Cloud Dancer to Claret: 8 Interior Paint Colours That Instantly Upgrade Your Home

As Pantone announces its Colour of the Year for 2026, the conversation around paint is shifting from “What’s trendy?” to “What actually feels good to live with?”. Shades like Cloud Dancer, soft claret reds, peach-tinted neutrals and gentle browns aren’t just Instagram bait – they’re tools for building calmer, more grounded homes.


Inspired by the BBC feature "‘Cloud dancer’ to Claret: Eight paint colours that can easily transform your home", this guide breaks down the key hues designers are leaning on right now, why they work psychologically, and how to use them without accidentally repainting your living room three times in one month.
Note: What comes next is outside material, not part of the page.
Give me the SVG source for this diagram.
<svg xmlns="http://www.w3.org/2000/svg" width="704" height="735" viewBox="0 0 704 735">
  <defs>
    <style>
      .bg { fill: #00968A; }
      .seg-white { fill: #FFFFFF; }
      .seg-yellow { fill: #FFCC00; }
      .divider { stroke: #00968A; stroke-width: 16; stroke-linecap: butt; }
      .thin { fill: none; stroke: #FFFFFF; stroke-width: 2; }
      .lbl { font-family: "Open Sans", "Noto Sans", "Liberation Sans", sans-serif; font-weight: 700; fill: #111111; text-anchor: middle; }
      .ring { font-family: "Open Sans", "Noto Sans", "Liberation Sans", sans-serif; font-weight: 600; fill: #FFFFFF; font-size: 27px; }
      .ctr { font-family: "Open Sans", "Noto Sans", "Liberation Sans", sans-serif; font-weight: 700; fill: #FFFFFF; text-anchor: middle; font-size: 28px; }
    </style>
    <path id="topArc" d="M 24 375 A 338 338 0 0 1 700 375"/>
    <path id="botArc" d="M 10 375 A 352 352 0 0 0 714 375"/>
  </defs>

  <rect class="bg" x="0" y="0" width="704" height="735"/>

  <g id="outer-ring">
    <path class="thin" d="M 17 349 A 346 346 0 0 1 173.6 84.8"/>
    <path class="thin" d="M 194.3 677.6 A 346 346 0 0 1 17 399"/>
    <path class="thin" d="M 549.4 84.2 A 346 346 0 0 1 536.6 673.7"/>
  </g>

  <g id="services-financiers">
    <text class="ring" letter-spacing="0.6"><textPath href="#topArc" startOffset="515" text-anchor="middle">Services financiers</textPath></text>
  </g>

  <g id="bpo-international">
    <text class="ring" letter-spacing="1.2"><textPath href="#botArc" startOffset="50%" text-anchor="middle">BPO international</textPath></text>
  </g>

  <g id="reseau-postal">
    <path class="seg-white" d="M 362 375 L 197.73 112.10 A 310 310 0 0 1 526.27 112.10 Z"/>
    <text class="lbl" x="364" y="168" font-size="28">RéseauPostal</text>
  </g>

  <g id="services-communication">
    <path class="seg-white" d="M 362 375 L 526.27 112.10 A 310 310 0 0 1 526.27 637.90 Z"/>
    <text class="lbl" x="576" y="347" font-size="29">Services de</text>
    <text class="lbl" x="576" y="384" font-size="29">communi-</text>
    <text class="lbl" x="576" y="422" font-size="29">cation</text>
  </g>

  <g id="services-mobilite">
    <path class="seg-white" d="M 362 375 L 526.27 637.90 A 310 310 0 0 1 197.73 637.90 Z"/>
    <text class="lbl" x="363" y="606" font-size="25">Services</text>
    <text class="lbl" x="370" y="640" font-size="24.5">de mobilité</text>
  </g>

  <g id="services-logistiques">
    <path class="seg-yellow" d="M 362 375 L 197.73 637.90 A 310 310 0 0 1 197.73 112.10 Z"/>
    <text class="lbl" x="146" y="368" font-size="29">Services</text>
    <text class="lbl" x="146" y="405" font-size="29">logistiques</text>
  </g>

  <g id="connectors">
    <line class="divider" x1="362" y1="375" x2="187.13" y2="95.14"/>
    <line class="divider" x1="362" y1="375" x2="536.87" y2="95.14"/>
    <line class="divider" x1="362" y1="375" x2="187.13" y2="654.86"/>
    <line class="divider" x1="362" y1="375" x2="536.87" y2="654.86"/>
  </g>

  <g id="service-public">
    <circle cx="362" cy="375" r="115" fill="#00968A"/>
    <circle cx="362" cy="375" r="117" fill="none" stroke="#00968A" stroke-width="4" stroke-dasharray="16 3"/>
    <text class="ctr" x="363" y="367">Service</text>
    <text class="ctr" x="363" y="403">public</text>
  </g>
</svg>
Pantone’s 2026 Colour of the Year and the Mood of the Moment

Pantone’s annual Colour of the Year has become a kind of cultural weather report. From 2020’s Classic Blue to more recent, softer tones, these shades reflect how we want our lives – and our rooms – to feel. The 2026 pick sits comfortably in a broader movement: serenity over statement, tactility over gloss, and a strong desire to make homes feel like sanctuaries rather than showrooms.


That’s where hues like Cloud Dancer (a soft, almost clouded off‑white), earth-inflected browns, and mellow peach come in. They’re less about look at me and more about quietly supporting everything else in the room – furniture, art, books, and, crucially, the people living there.



Softly lit living room with neutral paint colours and warm furnishings
Soft off-whites and gentle browns create a calm, layered living room backdrop. Image © BBC / ychef.files.bbci.co.uk.

The BBC’s coverage of trending paint colours underlines a key shift: walls are becoming softer, less stark, and more textural, giving furniture and textiles room to shine.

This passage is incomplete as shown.